Posted by nliakos on August 13, 2016

(Parts One and Two) by Jack Thorne, based on a story by J. K. Rowling, John Tiffany, and Jack Thorne (Scholastic 2016, ISBN 978-1-338-09913-3)

I’m not actually sure who wrote what here. J. K. Rowling never published the story on which Jack Thorne’s play is based. Did all three people conceive the story together? This is not clear to me. And if this is Parts One and Two, does that mean Parts Three and Four are coming later? Who knows?

Anyway, the book is supposedly the “Special Rehearsal Edition” of the play being performed in London; it is written in the form of a play, with minimal stage direction, so a lot is left to the reader’s imagination. I kept thinking I would rather be watching it than reading it. That said, it sort of satisfied my wish to return to Harry Potter’s world (especially the flashbacks to the story we already know of Harry’s time at Hogwarts and what preceded that, such as the murder of Harry’s parents by Voldemort).

This is the story of Harry’s younger son and youngest child, Albus Severus (named for Profs. Dumbledore and Snape). Albus hates being the son of the famous Harry Potter. He is sorted into Slytherin House instead of Gryffindor, where he befriends Draco Malfoy’s unhappy son Scorpius, who is more cautious and gentler by nature than the impulsive and reckless Albus, who is constantly hatching plans and attempting to execute them without thinking them through–which lands him and Scorpius, and the entire wizarding world, in big trouble, which Harry and his friends (which now include a somewhat reluctant Draco) must sort out.

I hope someone will make a movie of it soon!

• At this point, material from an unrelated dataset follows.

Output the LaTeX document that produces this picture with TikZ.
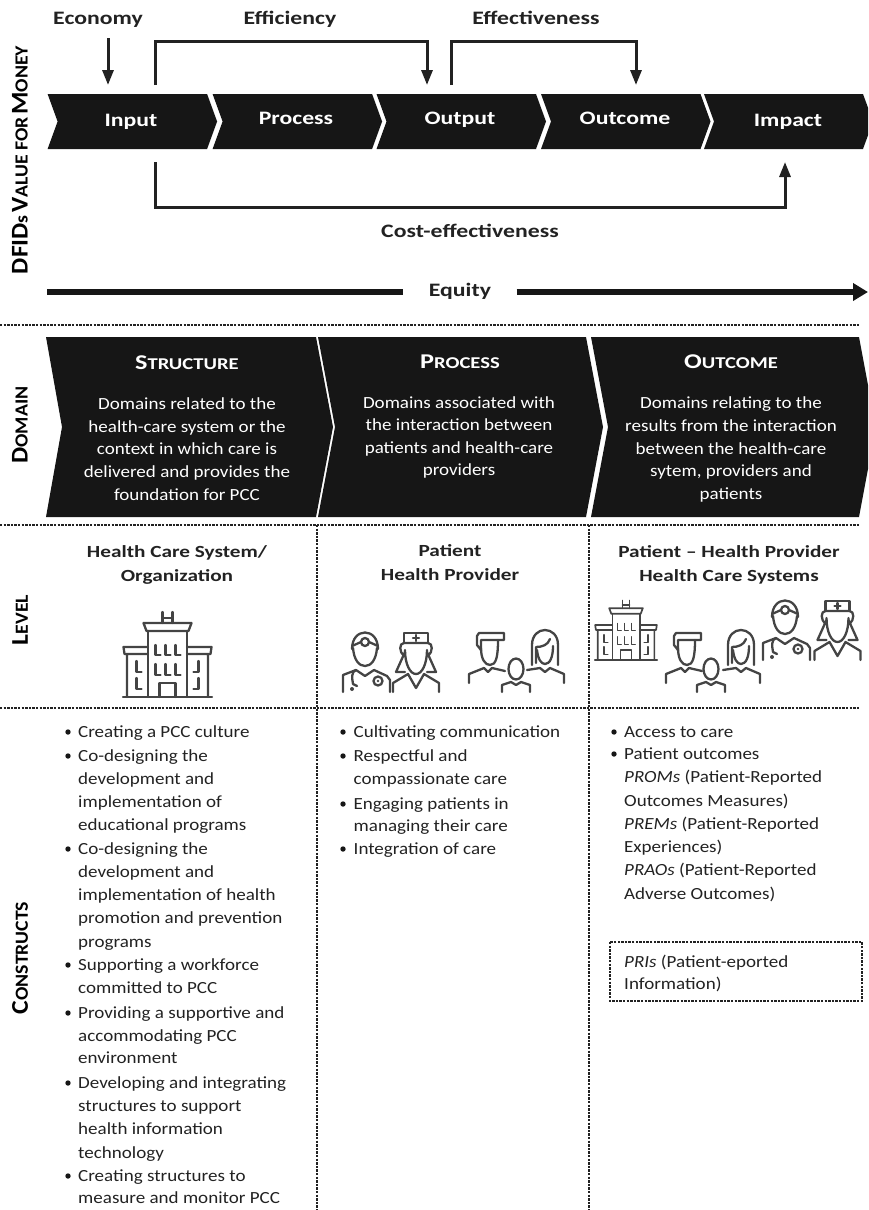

English language learners who have read the previous books in the series will probably find this one easier to read because of the screenplay format.

 

Posted in Children's and Young Adult, Fiction, Recommended for ESL or EFL Learners | 1 Comment »

Between the World and Me

Posted by nliakos on April 2, 2016

by Ta-Nehisi Coates (Spiegel & Grau 2015; ISBN 978-0-8129-9354-7)

In this three-part essay addressed to his 15-year-old son Samori, Ta-Nehisi Coates considers the condition of being African American in the modern age. His focus is on the physical vulnerability of blackness in a racist nation: how the American culture of violence, and especially violence against blacks, robs black people of their time and energy (spent trying to stay out of the way) but most of all, of their bodies, which can be taken from them (beaten, raped, killed) by “the people who believe themselves to be white” (and equate this with perfect), whom he dubs “the Dreamers”–but the American Dream, if that is what he means, is built on the dead bodies of black people, the plunder of our history.

The danger which haunts Coates is personified by the fate of his college friend, Prince Jones, who was followed by a plain-clothes Prince Georges County police officer (also African-American) through Washington, D.C., and into Virginia, where the officer fatally shot Jones, in  a case of mistaken identity. Jones was in his early twenties, engaged to be married. The officer was not charged with murder and was allowed to continue working as a police officer. In this era of Trayvon Martin, Michael Brown, Eric Garner and others, African-American boys and men killed ostensibly because their killers felt threatened–in this era of Black Lives Matter, Coates details for us all what it actually feels like to grow up and live in the toxic atmosphere of American racism. He points out that race is just a fiction, anyway–an excuse to exploit, to kill, to discard. He comes back again and again to the killing of Prince Jones, as if he were trying to process it. Towards the end, he visits Jones’ mother, a doctor, a woman who clawed her way out of poverty to bring up her children in luxury and privilege–only to find that in the end, none of it mattered. The only thing that mattered was the color of their skin.

As a white person reading this book and feeling Coates’ justified rage, I felt chastened. I would have to agree with Toni Morrison’s comment: “This is required reading.”

(P.S. I wish someone would explain to me how Ta-Nehisi came to be pronounced as if it were spelled Ta-Nehasi.)